То, что до прозрачности ясно Чайковскому, — то есть что можно „...верить не вследствие рутины и недостатка рассуждающей способности, а верить разумно, сумевши примирить все недоразумения и противоречия, внушаемые критическим процессом ума...", — то, очевидно, совершенно непостижимо для Ф. Панферова. До него не доходит самая мысль о возможности верить разумно, не суеверно. Он не в силах понять, что вера в Бога в подлинном значении этого слова и есть именно та самая „культура разума", за которую он так старательно ратует, и что для громадного большинства развитых и искренно верующих в бога людей (а таких, по свидетельству П. И. Чайковского, „очень много") верить в Бога значит именно — не верить „во святых, в ангелов, чертей, ведьм и домовых".
Для Толстого, для Чайковского, да, пожалуй, и для любого искренно верующего в Бога человека (в том числе, думаю, и для „академика Бенда") вера в Бога, взятая сама по себе, есть не что иное, как самый настоящий противовес, логическое, волевое и эмоциональное противостояние вере в дьявола, в чертей, ведьм и домовых, а заодно — и в ангелов и в святых. Как же, спрашивается, можно, как это делает Панферов, так легкомысленно, так опрометчиво уравнять, привести к одному знаменателю два совершенно несходных, взаимно исключающих одно другое психологических состояния или движения души?
В мои намерения не входит, понятно, вступать в полемику с этим писателем. Тем более, что у нас, в Советском Союзе, религиозная точка зрения лишена возможности публичного самооправдания и идеологической самозащиты. Но все же мне кажется, что приравнять веру в Бога к вере „во святых, ангелов, чертей, ведьм и домовых", значит — начисто, до основания перечеркнуть всю историю еретичества и многовековой борьбы с папством, все костры инквизиции, все благороднейшие порывы человеческого духа в борьбе со всевозможными проявлениями суеверия. Ведь все эти древние и средневековые еретики и религиозные вольнодумцы именно по тому самому и были мучимы и терзаемы, сгорали на кострах, что они решительно отказывались, как этого требовала от них церковь, наряду с верой в Бога поверить и „во святых, в ангелов, в чертей".

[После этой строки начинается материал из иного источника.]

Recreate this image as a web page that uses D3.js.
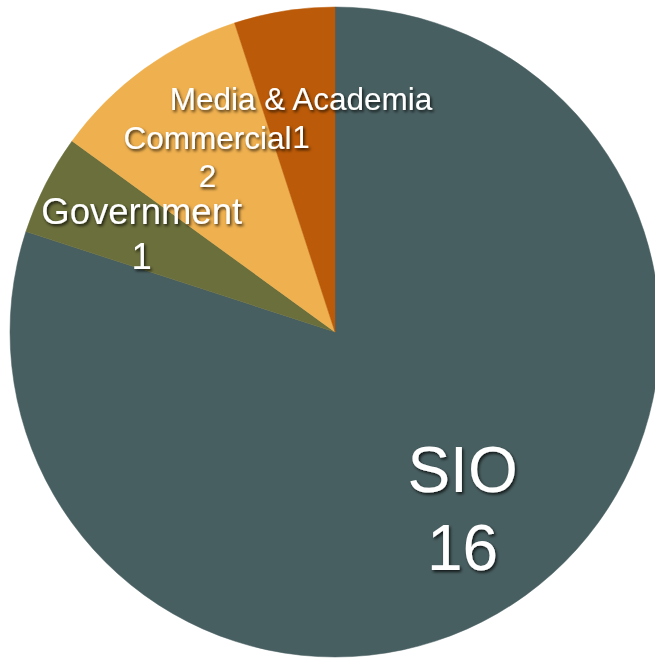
<!DOCTYPE html>
<html>
<head>
<meta charset="utf-8">
<script src="https://cdn.jsdelivr.net/npm/d3@7"></script>
<style>
  html, body { margin: 0; padding: 0; background: #ffffff; }
  svg { display: block; }
</style>
</head>
<body>
<svg id="chart" width="655" height="659"></svg>
<script>
// Data
const categories = ["SIO", "Government", "Commercial", "Media & Academia"];
const values = [16, 1, 2, 1];

// Styles (kept separate from data)
const colors = ["#485f61", "#6b6f3b", "#efb04f", "#bb5a08"];
const fontSizes = [64, 36.5, 31.5, 31.5];
const lineHeights = [1.22, 1.22, 1.2, 1.22];

const width = 655, height = 659;
const cx = 335, cy = 332, radius = 325, labelRadius = 217;

const svg = d3.select("#chart");

const defs = svg.append("defs");
const f = defs.append("filter").attr("id", "shadow")
  .attr("x", "-20%").attr("y", "-20%").attr("width", "140%").attr("height", "140%");
f.append("feDropShadow").attr("dx", 1.5).attr("dy", 2).attr("stdDeviation", 1.5)
  .attr("flood-color", "#000").attr("flood-opacity", 0.75);

const data = categories.map((c, i) => ({ name: c, value: values[i], i }));

const pie = d3.pie().value(d => d.value).sort(null).startAngle(0).endAngle(2 * Math.PI);
const arcs = pie(data);

const arc = d3.arc().innerRadius(0).outerRadius(radius);
const labelArc = d3.arc().innerRadius(labelRadius).outerRadius(labelRadius);

const g = svg.append("g").attr("transform", `translate(${cx},${cy})`);

g.selectAll("path.slice")
  .data(arcs)
  .join("path")
  .attr("class", "slice")
  .attr("d", arc)
  .attr("fill", d => colors[d.data.i])
  .attr("stroke", d => colors[d.data.i])
  .attr("stroke-width", 0.5);

g.selectAll("text.label")
  .data(arcs)
  .join("text")
  .attr("class", "label")
  .attr("text-anchor", "middle")
  .attr("font-family", "'Liberation Sans', Arial, Helvetica, sans-serif")
  .attr("font-size", d => fontSizes[d.data.i])
  .attr("fill", "#ffffff")
  .attr("filter", "url(#shadow)")
  .each(function(d) {
    const [x, y] = labelArc.centroid(d);
    const fs = fontSizes[d.data.i];
    const lh = fs * lineHeights[d.data.i];
    const t = d3.select(this);
    const y0 = y - lh / 2 + fs * 0.36;
    t.append("tspan").attr("x", x).attr("y", y0).text(d.data.name);
    t.append("tspan").attr("x", x).attr("y", y0 + lh).text(d.data.value);
  });
</script>
</body>
</html>
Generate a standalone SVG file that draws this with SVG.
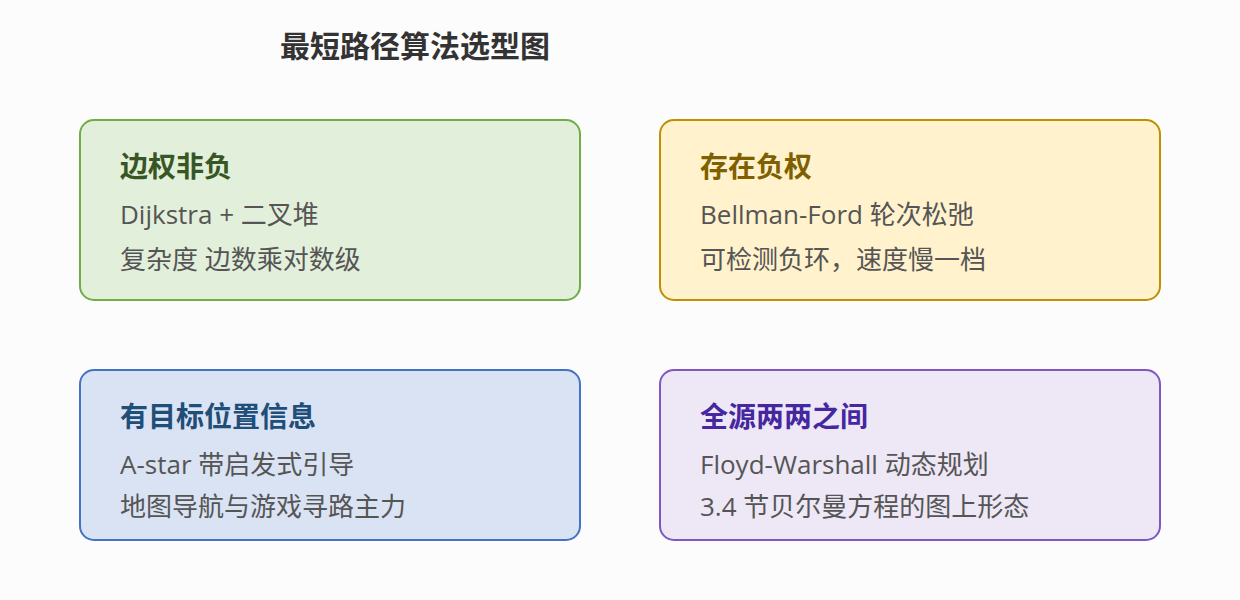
<svg xmlns="http://www.w3.org/2000/svg" width="1240" height="600" viewBox="0 0 1240 600">
<style>
text{font-family:"Open Sans","Noto Sans CJK SC",sans-serif}
.title{font-size:30px;font-weight:bold;fill:#333}
.h{font-size:28px;font-weight:bold}
.b{font-size:26px;fill:#555}
.card{stroke-width:2}
</style>
<rect width="1240" height="600" fill="#fcfcfc"/>
<text class="title" x="415" y="57" text-anchor="middle">最短路径算法选型图</text>
<g id="connectors"></g>
<g id="node-nonneg">
<rect class="card" x="80" y="120" width="500" height="180" rx="14" fill="#e2efda" stroke="#70ad47"/>
<text class="h" x="120" y="177" fill="#375623">边权非负</text>
<text class="b" x="120" y="224">Dijkstra + 二叉堆</text>
<text class="b" x="120" y="269">复杂度 边数乘对数级</text>
</g>
<g id="node-neg">
<rect class="card" x="660" y="120" width="500" height="180" rx="14" fill="#fff2cc" stroke="#bf9000"/>
<text class="h" x="700" y="177" fill="#7f6000">存在负权</text>
<text class="b" x="700" y="224">Bellman-Ford 轮次松弛</text>
<text class="b" x="700" y="269">可检测负环，速度慢一档</text>
</g>
<g id="node-astar">
<rect class="card" x="80" y="370" width="500" height="170" rx="14" fill="#dae3f3" stroke="#4472c4"/>
<text class="h" x="120" y="427" fill="#1f4e79">有目标位置信息</text>
<text class="b" x="120" y="474">A-star 带启发式引导</text>
<text class="b" x="120" y="516">地图导航与游戏寻路主力</text>
</g>
<g id="node-allpairs">
<rect class="card" x="660" y="370" width="500" height="170" rx="14" fill="#ede7f6" stroke="#7e57c2"/>
<text class="h" x="700" y="427" fill="#4527a0">全源两两之间</text>
<text class="b" x="700" y="474">Floyd-Warshall 动态规划</text>
<text class="b" x="700" y="516">3.4 节贝尔曼方程的图上形态</text>
</g>
</svg>
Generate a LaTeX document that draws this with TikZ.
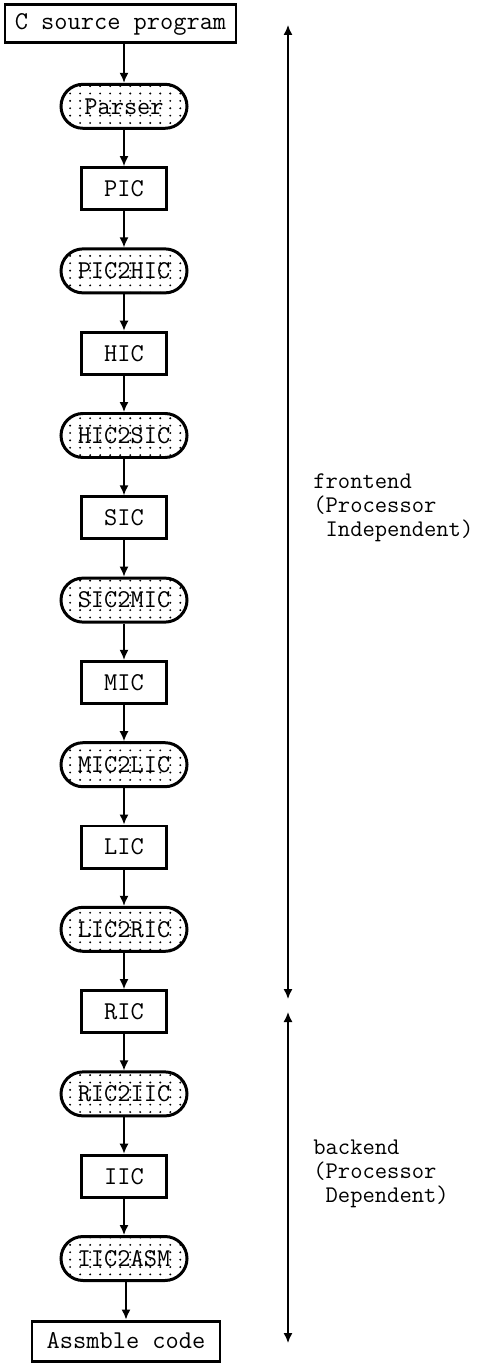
\documentclass[tikz,border=0pt]{standalone}
\usepackage{tikz}
\usetikzlibrary{positioning,arrows.meta,patterns}
% sparse dot fill for the passes
\pgfdeclarepatternformonly{pdots}{\pgfqpoint{-1pt}{-1pt}}{\pgfqpoint{6pt}{5pt}}{\pgfqpoint{5.7pt}{4.2pt}}%
  {\pgfpathcircle{\pgfqpoint{0pt}{0pt}}{0.6pt}\pgfusepath{fill}}

\begin{document}
\begin{tikzpicture}[
  font=\ttfamily\fontsize{14.6}{13.6}\selectfont,
  data/.style={rectangle,draw,line width=1.7pt,minimum width=1.7cm,minimum height=0.84cm,inner sep=0pt},
  pass/.style={rectangle,rounded corners=0.44cm,draw,line width=1.7pt,pattern=pdots,
               minimum width=2.52cm,minimum height=0.88cm,inner sep=0pt},
  flow/.style={-{Latex[length=0.2cm,width=0.18cm]},line width=0.85pt},
  span/.style={{Latex[length=0.2cm,width=0.18cm]}-{Latex[length=0.2cm,width=0.18cm]},line width=0.85pt},
  side/.style={anchor=west,align=left,inner sep=0pt,font=\ttfamily\fontsize{13.6}{13.6}\selectfont}
]
\useasboundingbox (0,0) rectangle (9.66,-27.26);
% ---- compiler chain
\node[data,minimum width=4.62cm,minimum height=0.76cm] (n0) at (2.41,-0.48) {C source program};
\foreach \i/\t/\s in {1/Parser/pass, 2/PIC/data, 3/PIC2HIC/pass, 4/HIC/data,
                      5/HIC2SIC/pass, 6/SIC/data, 7/SIC2MIC/pass, 8/MIC/data,
                      9/MIC2LIC/pass, 10/LIC/data, 11/LIC2RIC/pass, 12/RIC/data,
                      13/RIC2IIC/pass, 14/IIC/data, 15/IIC2ASM/pass}
  \node[\s] (n\i) at (2.48,{-0.48-1.646*\i}) {\t};
\node[data,minimum width=3.76cm,minimum height=0.8cm] (n16) at (2.52,-26.82) {Assmble code};
\foreach \i [remember=\i as \p (initially 0)] in {1,...,16}
  \draw[flow] (n\i.north |- n\p.south) -- (n\i.north);
% ---- frontend / backend spans
\coordinate (ftop) at (5.76,-0.5);
\coordinate (fbot) at (5.76,-19.98);
\coordinate (btop) at (5.76,-20.24);
\coordinate (bbot) at (5.76,-26.86);
\draw[span] (ftop) -- (fbot);
\draw[span] (btop) -- (bbot);
\node[side] (front) at (6.26,-10.16)
  {frontend\\(Processor\\\hphantom{(}Independent)};
\node[side] (back) at (6.26,-23.48)
  {backend\\(Processor\\\hphantom{(}Dependent)};
\end{tikzpicture}
\end{document}
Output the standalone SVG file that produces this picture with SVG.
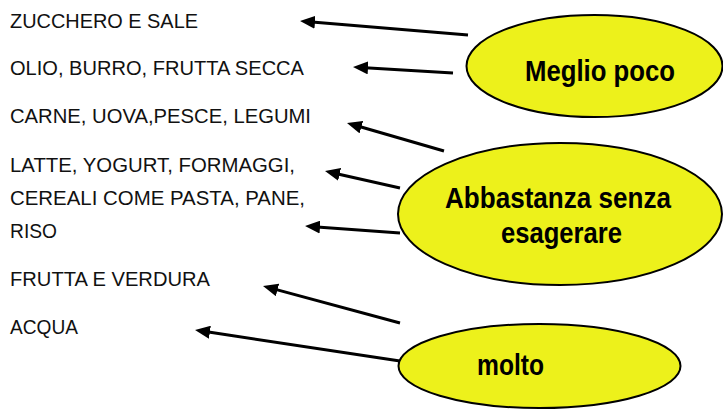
<svg xmlns="http://www.w3.org/2000/svg" width="723" height="409" viewBox="0 0 723 409">
<defs>
<style>
.item{font-family:"Liberation Sans",Arial,sans-serif;font-size:20px;fill:#111}
.lbl{font-family:"Liberation Sans",Arial,sans-serif;font-size:29px;font-weight:bold;fill:#000;text-anchor:middle}
.ell{fill:#EDF11B;stroke:#000;stroke-width:2}
.arr{stroke:#000;stroke-width:3;fill:none;marker-end:url(#ah)}
</style>
<marker id="ah" markerUnits="userSpaceOnUse" markerWidth="15" markerHeight="13" viewBox="0 0 15 13" refX="3" refY="6.5" orient="auto">
<path d="M0,0 L15,6.5 L0,13 z" fill="#000"/>
</marker>
</defs>
<rect width="723" height="409" fill="#fff"/>
<g id="items">
<text class="item" x="10" y="28" textLength="188" lengthAdjust="spacingAndGlyphs">ZUCCHERO E SALE</text>
<text class="item" x="10" y="75" textLength="294" lengthAdjust="spacingAndGlyphs">OLIO, BURRO, FRUTTA SECCA</text>
<text class="item" x="10" y="123" textLength="301" lengthAdjust="spacingAndGlyphs">CARNE, UOVA,PESCE, LEGUMI</text>
<text class="item" x="10" y="172" textLength="285" lengthAdjust="spacingAndGlyphs">LATTE, YOGURT, FORMAGGI,</text>
<text class="item" x="10" y="205" textLength="295" lengthAdjust="spacingAndGlyphs">CEREALI COME PASTA, PANE,</text>
<text class="item" x="10" y="238" textLength="47" lengthAdjust="spacingAndGlyphs">RISO</text>
<text class="item" x="10" y="286" textLength="200" lengthAdjust="spacingAndGlyphs">FRUTTA E VERDURA</text>
<text class="item" x="10" y="334" textLength="68" lengthAdjust="spacingAndGlyphs">ACQUA</text>
</g>
<g id="connectors">
<line class="arr" x1="468" y1="35" x2="312" y2="22"/>
<line class="arr" x1="453" y1="73" x2="365" y2="67.7"/>
<line class="arr" x1="444" y1="151" x2="358.5" y2="126.3"/>
<line class="arr" x1="400" y1="188" x2="336.7" y2="173.7"/>
<line class="arr" x1="400" y1="233" x2="317" y2="226.9"/>
<line class="arr" x1="400" y1="323" x2="274.6" y2="289.1"/>
<line class="arr" x1="400" y1="361" x2="206.9" y2="331.8"/>
</g>
<g id="meglio-poco">
<ellipse class="ell" cx="594.5" cy="66" rx="128" ry="51"/>
<text class="lbl" x="600" y="81" textLength="150" lengthAdjust="spacingAndGlyphs">Meglio poco</text>
</g>
<g id="abbastanza">
<ellipse class="ell" cx="560" cy="214" rx="162" ry="71"/>
<text class="lbl" x="558" y="208" textLength="226" lengthAdjust="spacingAndGlyphs">Abbastanza senza</text>
<text class="lbl" x="561.5" y="243" textLength="121" lengthAdjust="spacingAndGlyphs">esagerare</text>
</g>
<g id="molto">
<ellipse class="ell" cx="539.5" cy="366" rx="141" ry="42"/>
<text class="lbl" x="510.5" y="375" textLength="67" lengthAdjust="spacingAndGlyphs">molto</text>
</g>
</svg>
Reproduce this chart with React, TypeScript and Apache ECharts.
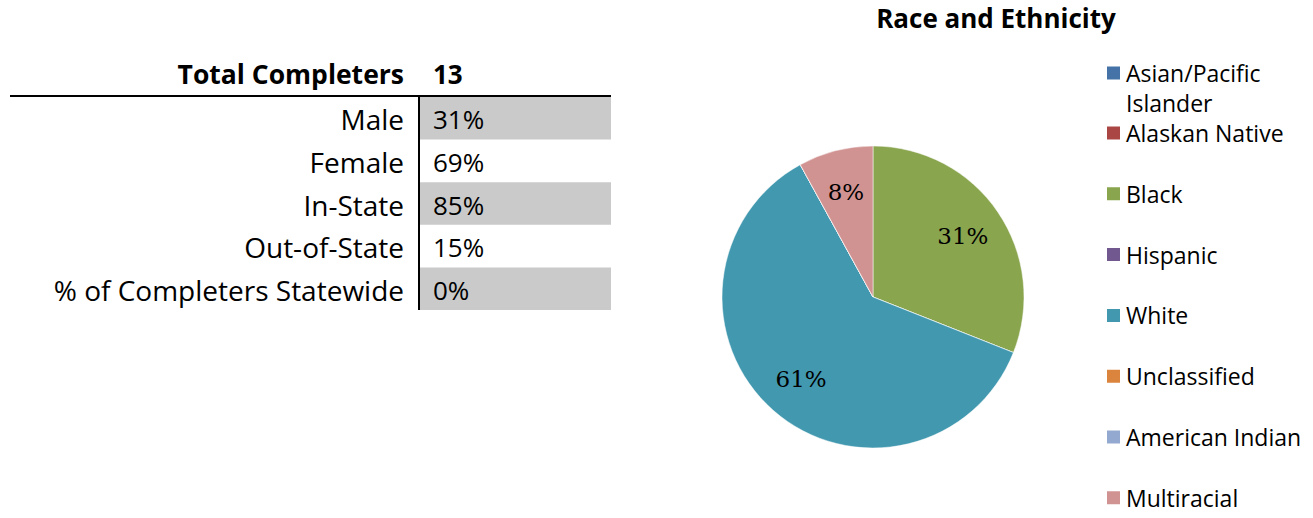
import React, { useEffect, useRef } from "react";
import * as echarts from "echarts";

const raceCategories = [
  "Asian/Pacific Islander",
  "Alaskan Native",
  "Black",
  "Hispanic",
  "White",
  "Unclassified",
  "American Indian",
  "Multiracial",
];
const racePercents = [0, 0, 31, 0, 61, 0, 0, 8];
const raceColors = ["#4572A7", "#AA4643", "#89A54E", "#71588F", "#4198AF", "#DB843D", "#93A9CF", "#D19392"];

const totalLabel = "Total Completers";
const totalValue = "13";
const tableLabels = ["Male", "Female", "In-State", "Out-of-State", "% of Completers Statewide"];
const tableValues = ["31%", "69%", "85%", "15%", "0%"];

const SANS = "'Open Sans', 'Noto Sans', sans-serif";
const SERIF = "'DejaVu Serif', 'Liberation Serif', serif";

export default function App() {
  const ref = useRef<HTMLDivElement>(null);

  useEffect(() => {
    document.body.style.margin = "0";
    const chart = echarts.init(ref.current!, null, { renderer: "svg" });

    const cx = 873;
    const cy = 297;
    const R = 151;
    const total = racePercents.reduce((a, b) => a + b, 0);
    const midAngles: number[] = [];
    let acc = 0;
    racePercents.forEach((v) => {
      const a0 = (acc / total) * 2 * Math.PI;
      acc += v;
      const a1 = (acc / total) * 2 * Math.PI;
      midAngles.push((a0 + a1) / 2);
    });
    const labelK = 0.72;

    // table graphics
    const rowTop = 97;
    const rowH = 42.6;
    const graphics: any[] = [];
    tableLabels.forEach((_, i) => {
      if (i % 2 === 0) {
        graphics.push({
          type: "rect",
          shape: { x: 420, y: rowTop + i * rowH, width: 191, height: rowH },
          style: { fill: "#cacaca" },
          silent: true,
        });
      }
    });
    graphics.push({
      type: "line",
      shape: { x1: 10, y1: 96, x2: 611, y2: 96 },
      style: { stroke: "#000", lineWidth: 2 },
    });
    graphics.push({
      type: "line",
      shape: { x1: 419, y1: 96, x2: 419, y2: rowTop + tableLabels.length * rowH },
      style: { stroke: "#000", lineWidth: 2 },
    });
    graphics.push({
      type: "text",
      x: 404,
      y: 74,
      style: { text: totalLabel, align: "right", verticalAlign: "middle", font: `bold 26.5px ${SANS}`, fill: "#000" },
    });
    graphics.push({
      type: "text",
      x: 433,
      y: 74,
      style: { text: totalValue, align: "left", verticalAlign: "middle", font: `bold 26px ${SANS}`, fill: "#000" },
    });
    tableLabels.forEach((lab, i) => {
      const yc = rowTop + i * rowH + rowH / 2 + 1;
      graphics.push({
        type: "text",
        x: 404,
        y: yc,
        style: { text: lab, align: "right", verticalAlign: "middle", font: `28px ${SANS}`, fill: "#000" },
      });
      graphics.push({
        type: "text",
        x: 433,
        y: yc,
        style: { text: tableValues[i], align: "left", verticalAlign: "middle", font: `26px ${SANS}`, fill: "#000" },
      });
    });

    const legendCommon = {
      orient: "vertical",
      left: 1105,
      icon: "rect",
      itemWidth: 15,
      itemHeight: 15,
      padding: 0,
      height: 420,
      selectedMode: false,
    };

    chart.setOption({
      animation: false,
      title: {
        text: "Race and Ethnicity",
        left: 996,
        top: 5,
        padding: 0,
        textAlign: "center",
        textStyle: { fontFamily: SANS, fontWeight: "bold", fontSize: 26, color: "#000" },
      },
      legend: [
        {
          ...legendCommon,
          top: 28,
          itemGap: 31.7,
          data: [raceCategories[0]],
          formatter: () => " \nAsian/Pacific\nIslander",
          textStyle: { fontFamily: SANS, fontSize: 23, lineHeight: 30, color: "#000" },
        },
        {
          ...legendCommon,
          top: 121,
          itemGap: 36.8,
          data: raceCategories.slice(1),
          textStyle: { fontFamily: SANS, fontSize: 23, lineHeight: 24, color: "#000" },
        },
      ],
      graphic: graphics,
      series: [
        {
          type: "pie",
          center: [cx, cy],
          radius: R,
          startAngle: 90,
          clockwise: true,
          data: raceCategories.map((name, i) => ({
            name,
            value: racePercents[i],
            itemStyle: { color: raceColors[i] },
          })),
          itemStyle: { borderColor: "#fff", borderWidth: 0.5 },
          label: {
            show: true,
            position: "inside",
            formatter: (p: any) => (p.value > 0 ? `${p.value}%` : ""),
            fontFamily: SERIF,
            fontSize: 23,
            color: "#000",
          },
          labelLine: { show: false },
          labelLayout: (p: any) => {
            const a = midAngles[p.dataIndex];
            return {
              x: cx + labelK * R * Math.sin(a),
              y: cy - labelK * R * Math.cos(a),
              align: "center",
              verticalAlign: "middle",
            };
          },
          emphasis: { disabled: true },
        },
      ],
    });

    return () => chart.dispose();
  }, []);

  return <div ref={ref} style={{ width: 1313, height: 518 }} />;
}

Немало клеветы и всяческой напраслины было возводимо в свое время как на самого Толстого, так и на его ближайших друзей и последователей. Но самая большая, самая отъявленная ложь о Толстом заключается в том, что он, якобы, учил, проповедовал — не противиться... злу! Это даже не ложь. Как ни печально это сказать, это перерастает рамки лжи, становится клеветой на Толстого. Но уж такова, очевидно, участь любой искренней и мало-мальски самобытной веры, что она неизбежно подвергается целой серии нареканий, недобросовестных нападок, искажения, обессмысливания, причем все это нередко исходит не столько со стороны врагов, недоброжелателей, сколько — со стороны друзей и почитателей. Безответственные люди, зубоскалы и до сих пор с большой охотой продолжают прилагать к последователям Толстого обидную, злую, совершенно необъективную кличку — „непротивленыши". Умышленно упускают из виду, что нередко вся жизнь такого „непротивленыша" проходит в трудной, напряженной борьбе с военным и правительственным злом. Забывают, сколько полезных жизненных „трудодней" каждый из подобных „непротивленышей" теряет или терял на пребывание в царских тюрьмах, на каторге, в арестантских ротах, в ссылке. Неужели эти люди страдали и гибли за одно только „непротивление"? Нет, царское правительство хорошо разбиралось в том, кого следует держать (+?+)
С полной уверенностью в своей правоте утверждаю, что только грубый, невоспитанный, а главное — неумный человек может бросить по адресу единомышленников Толстого это ставшее крылатым определение:
— „Непротивленыши".
Обозвать человека „непротивленышем" по существу равносильно тому, чтобы применить в идеологической борьбе двух направлений оружие самого низкого разбора, а проще сказать — проявить в столкновении мнений явную и злую недобросовестность.
Я не обмолвился, упомянув об идеологической борьбе двух направлений. Это действительно так, и это подметил такой умный и широко образованный оппонент, каким являлся в свое время А. В. Луначарский. В статье „Толстой и Маркс" он писал:
„...Одними из основных идеологий, разделяющих человечество, являются марксизм и толстовство ...".
Имея, по словам Луначарского, „сильнейшее влияние на интеллигенцию", „толстовство" в наши дни перешагнуло узкие рамки одной страны, — его родины, — и приобрело некоторые интернациональные черты.